After getting out to a good start with a win on Monday, and an early lead on Tuesday, the Tigers sleepwalked their way through the late innings to lose 5-3 and even the series with the Boston Red Sox. Now, they’ll send their big free agent pitching acquisition against his old team looking to take the series and get back to .500.
Rodriguez’s first start, against the Chicago White Sox, was very uncharacteristic. His stuff looked good as ever, but his command was not, and Rodriguez fell behind too many hitters and wasted opportunities to put guys away. If the Tigers are going to get the victory, they’ll need better work. Fortunately, E-Rod’s track record says they’re likely to get it.
As for the offense, it’s been a sluggish start. Some timely Javier Báez and Austin Meadows knocks have papered over the fact that the offense has been striking out too much through the first handful of games. It’s still early, and you can expect this offense to continue to be in the top 10 in strikeouts. However, they have taken their walks as well, and the balance should come from the power of this lineup, but we may not see all of that until the weather warms up a little further.
Detroit Tigers (2-3) vs. Boston Red Sox (2-3)
Time/Place: 1:10 p.m. ET, Comerica Park
SB Nation Blog: Over the Monster
Media: Fox Sports Detroit, MLB.TV, Tigers Radio Network
Pitching Matchup: LHP Eduardo Rodriguez (13-8, 4.74 ERA) vs.
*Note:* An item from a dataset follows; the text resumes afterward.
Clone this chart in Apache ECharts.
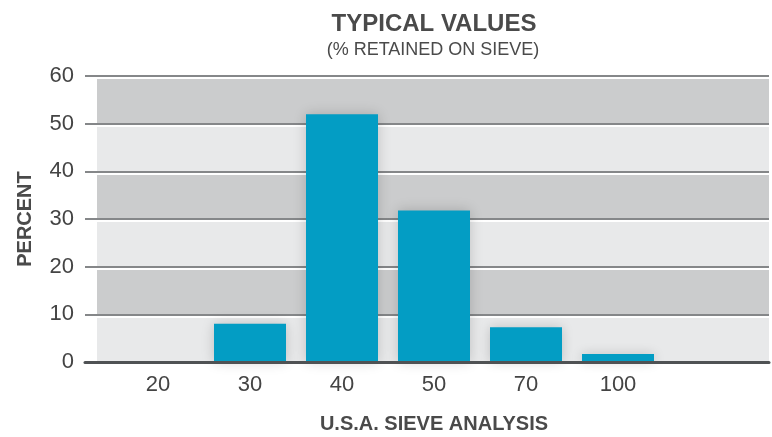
<!DOCTYPE html>
<html><head><meta charset="utf-8">
<script src="https://cdn.jsdelivr.net/npm/echarts@6/dist/echarts.min.js"></script>
<style>html,body{margin:0;padding:0;background:#fff}#c{width:772px;height:437px}</style>
</head><body><div id="c"></div>
<script>
const categories = ['20', '30', '40', '50', '70', '100', ''];
const percentValues = [0, 8.0, 52.0, 31.8, 7.3, 1.7, 0];
const yTicks = { min: 0, max: 60, interval: 10 };
const titleText = 'TYPICAL VALUES';
const subtitleText = '(% RETAINED ON SIEVE)';
const xName = 'U.S.A. SIEVE ANALYSIS';
const yName = 'PERCENT';

const FONT = '"Liberation Sans", Arial, Helvetica, sans-serif';
const chart = echarts.init(document.getElementById('c'), null, { renderer: 'canvas' });
const gTop = 76, gBottom = 75;
const gridBase = { top: gTop, bottom: gBottom, containLabel: false, outerBoundsMode: 'none' };
chart.setOption({
  animation: false,
  title: [
    { text: titleText, left: 429, top: 7, textAlign: 'center',
      textStyle: { fontFamily: FONT, fontWeight: 'bold', fontSize: 24, color: '#4a4a4a' } },
    { text: subtitleText, left: 428, top: 36, textAlign: 'center',
      textStyle: { fontFamily: FONT, fontWeight: 'normal', fontSize: 18, color: '#4a4a4a' } }
  ],
  grid: [
    Object.assign({ left: 97, right: 3 }, gridBase),   // bands
    Object.assign({ left: 85, right: 3 }, gridBase),   // lines + y labels
    Object.assign({ left: 112, right: 16 }, gridBase)  // bars
  ],
  xAxis: [
    { gridIndex: 0, type: 'value', show: false, min: 0, max: 1 },
    { gridIndex: 1, type: 'value', min: 0, max: 1, z: 3,
      axisLine: { show: true, onZero: false, lineStyle: { color: '#4f5254', width: 3 } },
      axisTick: { show: false }, axisLabel: { show: false }, splitLine: { show: false } },
    { gridIndex: 2, type: 'category', data: categories, z: 3,
      axisLine: { show: false }, axisTick: { show: false },
      axisLabel: { fontFamily: FONT, fontSize: 22, color: '#444', margin: 12 },
      name: xName, nameLocation: 'middle', nameGap: 52,
      nameTextStyle: { fontFamily: FONT, fontWeight: 'bold', fontSize: 20, color: '#4a4a4a' } }
  ],
  yAxis: [
    { gridIndex: 0, type: 'value', min: yTicks.min, max: yTicks.max, interval: yTicks.interval, z: 0,
      axisLine: { show: false }, axisTick: { show: false }, axisLabel: { show: false },
      splitLine: { show: false },
      splitArea: { show: true, areaStyle: { color: ['#e8e9ea', '#cbcccd'] } } },
    { gridIndex: 1, type: 'value', min: yTicks.min, max: yTicks.max, interval: yTicks.interval, z: 1,
      axisLine: { show: false }, axisTick: { show: false },
      axisLabel: { fontFamily: FONT, fontSize: 22, color: '#444', margin: 11 },
      splitLine: { show: true, lineStyle: { color: '#858789', width: 2, shadowColor: '#ffffff', shadowOffsetY: 2, shadowBlur: 0 } },
      name: yName, nameLocation: 'middle', nameGap: 50, nameRotate: 90,
      nameTextStyle: { fontFamily: FONT, fontWeight: 'bold', fontSize: 20, color: '#4a4a4a' } },
    { gridIndex: 2, type: 'value', min: yTicks.min, max: yTicks.max, interval: yTicks.interval, show: false }
  ],
  series: [{
    type: 'bar', xAxisIndex: 2, yAxisIndex: 2, data: percentValues,
    barWidth: 72, z: 2,
    itemStyle: { color: '#039dc4', shadowColor: 'rgba(0,0,0,0.18)', shadowBlur: 12 }
  }]
});
</script></body></html>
RHP Nathan Eovaldi (11-9, 3.75 ERA)
Game 7 Pitching Matchup
Both starters in this contest pitched better than their ERA would show in 2021. Rodriguez dealt with a .363 BABIP against, which isn’t explainable by anything other than bad luck and perhaps bad infield defense as well. Eovaldi’s BABIP was only .326, but that’s still 34 points higher than league average. The duo of Rafael Devers and Xander Bogearts didn’t do their pitchers any favors last year.
Against a powerful lineup of right-handers, the key pitch for Rodriguez will be his changeup. It’s a really good one, and he should be able to keep the Sox lineup off balance, as long as he commands his fastball-cutter combo better than he did on Opening Day. The Tigers will need him to be efficient, as the bullpen beyond Michael Fulmer and Gregory Soto looks quite hittable. If Rodriguez can get them six innings with a lead, they’ll be in good shape, though the Red Sox offense is always dangerous.
As for Eovaldi, he’s always been talented, but in recent years he’s finally been healthy as well. He remains among the hardest throwing starters in the game, averaging 96.9 mph on his four-seamer last season. A hard slider, good power curve, and a good splitter round out a very dangerous repertoire.
Key to the game
Despite the velo, Eovaldi’s flat, tailing fastball is fairly hittable, but if he is getting ahead strike one, the Tigers’ offense is going to be in trouble. Behind in the count, against the curveball and the splitter, it’s hard to avoid chasing pitches in the dirt. They’ll need to ambush a few early heaters, hope to throw him off his game, and battle hard to try to get Eovaldi out of the game as early as possible.
Of course, the Red Sox will be trying to do the same to Rodriguez, and the Red Sox bullpen is markedly better than the Tigers right now. Eovaldi was tougher on lefties than right-handers last year, in part due to that splitter, and the Tigers are now without leadoff man Robbie Grossman for a bit. Willi Castro seems like the likely roster replacement should Grossman hit the IL, but today, Akil Baddoo is likely going to be leading off, and the Tigers could use some spark and speed on the bases if they’re going to get to Eovaldi. Baddoo hit fastballs over 95 mph from right-handers well last year, posting a .218 ISO against, and Jonathan Schoop was also good against big-time velocity, so let’s hope the Tigers can do some damage.